ST. LOUIS — It is the season of Halloween, and many people are turning their attention toward ghosts, apparitions and other phenomena that have no explanation.
“So, this is a ghost light,” said Stifel Theatre Senior Public Safety Manager Eric Cornman, while standing by himself next to a lamp on stage. “When this is the only light on, it will prevent you from falling off the edge. It’s so you can always see the edge of the stage.”
But things you’re not supposed to see are what’s causing discussion among staffers at the Stifel Theatre.
“It’s comforting knowing you’re never alone,” said Cornman. “It can be little unnerving knowing you’re never alone.”
“But yeah, they’re here,” he said.
“They” are shadow-like figures – ghosts – Cornman and others have witnessed inside the theater. A cornerstone indicates the building was built in 1932. Cornman gave 5 On Your Side a “ghost tour” of four areas where he, personally, has seen apparitions.
“I came from this way,” he said, leading us down a back hallway. “This is part of the old serpentine ramp to get out of the building. I had my hand on the wall because it was pitch black. You couldn’t see anything. When I get to this point, there was a man standing right here, underneath this curtain.”
Cornman was standing with the darkness of the tunnel behind him, and the bright red and gold motif of the theater’s interior in front of him.
“It was a shadow man,” said Cornman. “He was wearing a top hat. He had no facial definition at all. It was just a complete shadow. I took a half a step forward, he moved to my right. I stepped up, and there was nothing here. He was just completely gone.”
Cornman spoke to whatever it was he had just witnessed.
“I told him, ‘I’ll be back in a minute, I have to go get something.’ When I came back upstairs, I did not see him again, but when I got to this point, I was covered head-to-toe in goosebumps. You could just feel the energy of something that was here,” he said.

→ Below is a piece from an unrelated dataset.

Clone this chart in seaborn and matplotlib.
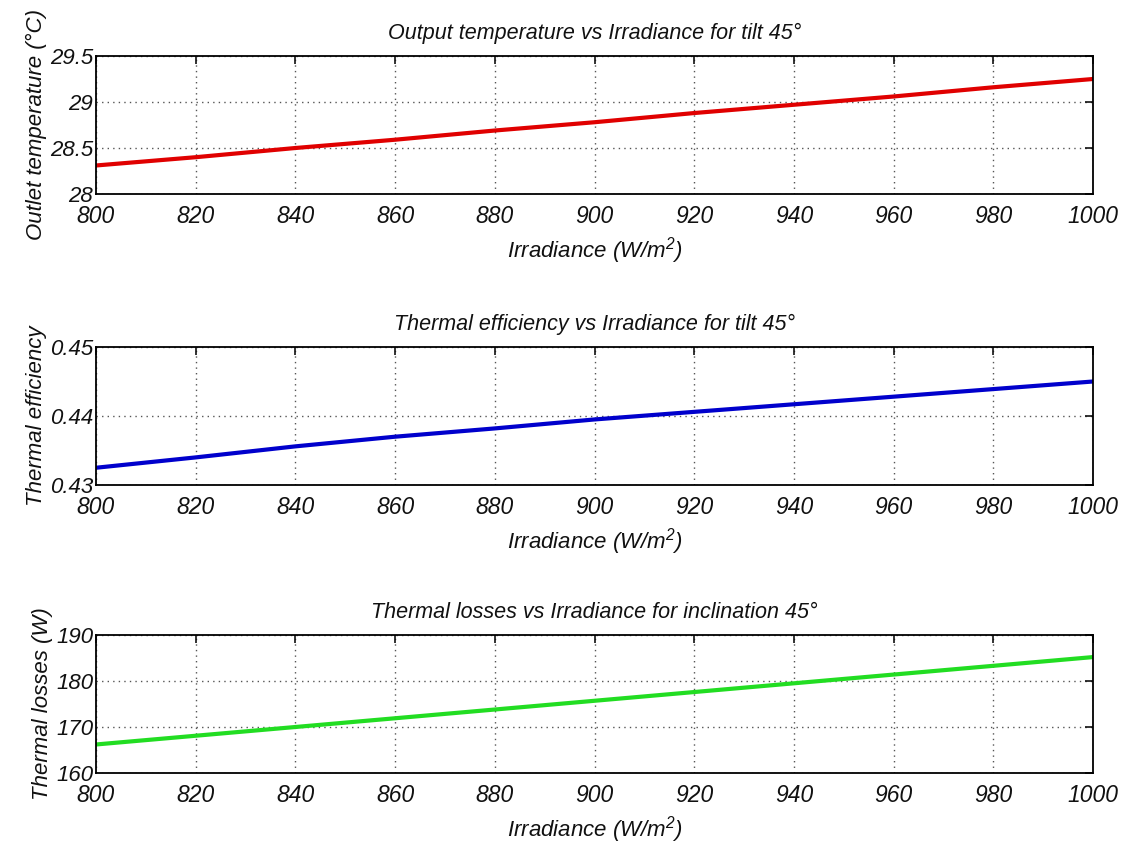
import numpy as np
import pandas as pd
import matplotlib.pyplot as plt
import seaborn as sns

# Values
irradiance = [800, 820, 840, 860, 880, 900, 920, 940, 960, 980, 1000]
outlet_temp = [28.31, 28.40, 28.50, 28.59, 28.69, 28.78, 28.88, 28.97, 29.06, 29.16, 29.25]
thermal_eff = [0.4325, 0.4340, 0.4356, 0.4370, 0.4382, 0.4395, 0.4406, 0.4417, 0.4428, 0.4439, 0.4450]
thermal_loss = [166.2, 168.1, 170.0, 171.9, 173.8, 175.7, 177.6, 179.5, 181.4, 183.3, 185.2]

sns.set_style('white')
plt.rcParams['font.family'] = ['Liberation Sans', 'DejaVu Sans']
plt.rcParams['font.style'] = 'italic'
plt.rcParams['mathtext.fontset'] = 'custom'
plt.rcParams['mathtext.it'] = 'Liberation Sans:italic'
plt.rcParams['mathtext.rm'] = 'Liberation Sans:italic'

df = pd.DataFrame({'G': irradiance, 'T': outlet_temp, 'eta': thermal_eff, 'Q': thermal_loss})

panels = [
    ('T', '#e00000', 'Output temperature vs Irradiance for tilt 45°', 'Outlet temperature (°C)',
     (28, 29.5), [28, 28.5, 29, 29.5], ['28', '28.5', '29', '29.5']),
    ('eta', '#0000cc', 'Thermal efficiency vs Irradiance for tilt 45°', 'Thermal efficiency',
     (0.43, 0.45), [0.43, 0.44, 0.45], ['0.43', '0.44', '0.45']),
    ('Q', '#22dd22', 'Thermal losses vs Irradiance for inclination 45°', 'Thermal losses (W)',
     (160, 190), [160, 170, 180, 190], ['160', '170', '180', '190']),
]

fig = plt.figure(figsize=(11.31, 8.43), dpi=100)
tops = [56, 347, 635]
height = 138
for (col, color, title, ylabel, ylim, yt, ytl), top in zip(panels, tops):
    ax = fig.add_axes([96 / 1131, 1 - (top + height) / 843, (1093 - 96) / 1131, height / 843])
    sns.lineplot(data=df, x='G', y=col, color=color, linewidth=3, ax=ax)
    ax.set_xlim(800, 1000)
    ax.set_ylim(*ylim)
    ax.set_xticks(irradiance)
    ax.set_xticklabels([str(v) for v in irradiance], fontsize=16.5)
    ax.set_yticks(yt)
    ax.set_yticklabels(ytl, fontsize=16)
    ax.tick_params(axis='x', direction='in', length=6, width=1.2, top=True, pad=8, colors='#111111')
    ax.tick_params(axis='y', direction='in', length=6, width=1.2, right=True, pad=2, colors='#111111')
    ax.grid(True, linestyle=(0, (1, 3)), color='#555555', linewidth=1)
    for s in ax.spines.values():
        s.set_color('black')
        s.set_linewidth(1.3)
    ax.set_title(title, fontsize=15.5, pad=12, color='#111111')
    ax.set_xlabel('Irradiance (W/m$^2$)', fontsize=16, labelpad=5, color='#111111')
    ax.set_ylabel(ylabel, fontsize=16, labelpad=2, color='#111111')

fig.savefig('out.png', dpi=100)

That’s only the beginning. The stories Cornman shared with 5 On Your Side are enough to make you wonder if there’s not a phantom in this opera.
He continued the ghost tour in a foyer outside of a main ballroom.
“Myself and a co-worker were standing here watching a training session that was going on. As we’re standing here, a voice from that room and called out to the gentleman that was with me,” he said.
Cornman pointed to a coat room on the side of the foyer.
“It called him by name, specifically. It was loud enough that we both turned and looked. It was clear as day. He asked if I heard it, and I said, ‘You mean the ghost that called your name? Yeah, I heard it.’ I walked into the coat room and turned the lights on. There’s nobody in there, at all,” he said.
“It was a man’s voice,” he said. “It was subtle. All it said was, ‘Dave.’”
Corman said hearing the voice was interesting and wasn’t frightened by it.
“No, it hasn’t been frightening, at all,” he said. “We haven’t had anything that’s been malicious in intent, or anything like that. They’re just residual things that happen.”
Cornman put things into perspective.
“I’ve become calloused to it,” Cornman replied. “The first one was… It made the hair stand up on the back of your neck. But it was just like, ‘Well, okay, it didn’t hurt me.’”
There’s more. Our ghost tour took us to a different level within the Stifel Theatre.
“Alright, this is my old office space,” said Cornman. “This is where my direct boss was sitting on the couch in this room, and as he was sitting there, he watched a man walk through this exterior wall and toward that door.”
While standing in the office adjacent to his former office, Cornman gestured and modeled the path taken by the unexplained apparition.
“When the figure gets close to this door, it’s got an automatic eye that releases the door so you can open it. I could hear the click from my office, but the door never opened. Meanwhile, my boss was telling me, ‘I just seen a guy walk out of that wall. This is crazy.’ I said, ‘Well, I heard the door click.’ About two minutes later, the door clicked again, and the man returned and disappeared back through that wall.”
He described another scenario in that same space.
“So, my desk was right here,” he said. “I was sitting behind my desk. My boss was sitting in a chair across from my desk. We were having a conversation when someone whistled from the seat sitting right next to him. It was loud enough that we both heard it. It caught his attention. He immediately looked to his right.”
“My boss said, “’Did you hear that?’ ‘Yep, I heard it’ I told him. We kept going with the conversation we were having.”
Cornman said he isn’t rattled by these things, anymore.
“No sir,” he said. “They could whistle, right now, and it wouldn’t faze me a bit.”